I had always had the impression that the filmmakers "followed" wild birds on their migration. The back of the DVD even uses that word, but in truth, the birds followed the filmmakers, not the other way around!
Does it matter?
I believe that the filmmakers did their research and that the scenes they created were realistic, if not exactly real. They picked locations where each species of bird really does migrate. The birds were not entirely predictable in their behavior, so spontaneous moments did occur during filming. And they would not have been able to film the birds' behavior from so close if the birds had not first become comfortable around their human "mothers" and "fathers." So perhaps the elements that make the film less real make it, at the same time, more realistic: the birds are behaving more naturally than they would if humans in strange, threatening vehicles buzzed across their flight paths and into their roosting grounds.
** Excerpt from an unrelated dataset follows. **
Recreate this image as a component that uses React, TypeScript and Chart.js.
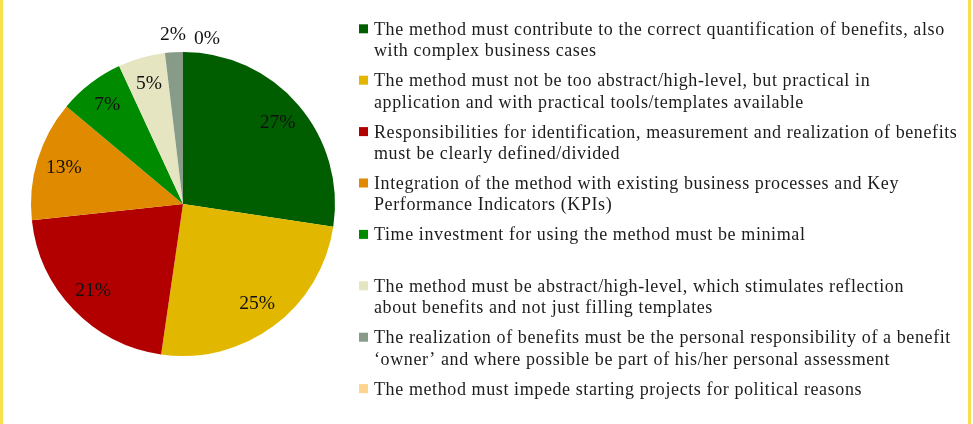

One of the books my students' used for their research on mammals was about the "batman" whose research on and outreach about bats led to greater understanding and less fear of these animals among the public. After he began studying bats, he learned enough photography to be able to take his own pictures of bats for publication. It turns out that many of his photos are of bats that he raised in captivity, in his laboratory, and photographed in settings he created to look like nature. Other photographers - who took pictures of bats in the wild - would just grab the nearest bat and snap a photograph, then let the bat go. This led to dozens of pictures of scared - and scary-looking - bats, snarling at the camera. Since the batman's bats were relaxed and accustomed to his presence, his photographs, while not taken in the wild, present a more realistic view of the everyday existence and habits of bats.
This real/realistic split is interesting. More on it later. Now I have to prepare for my students' owl pellet dissection.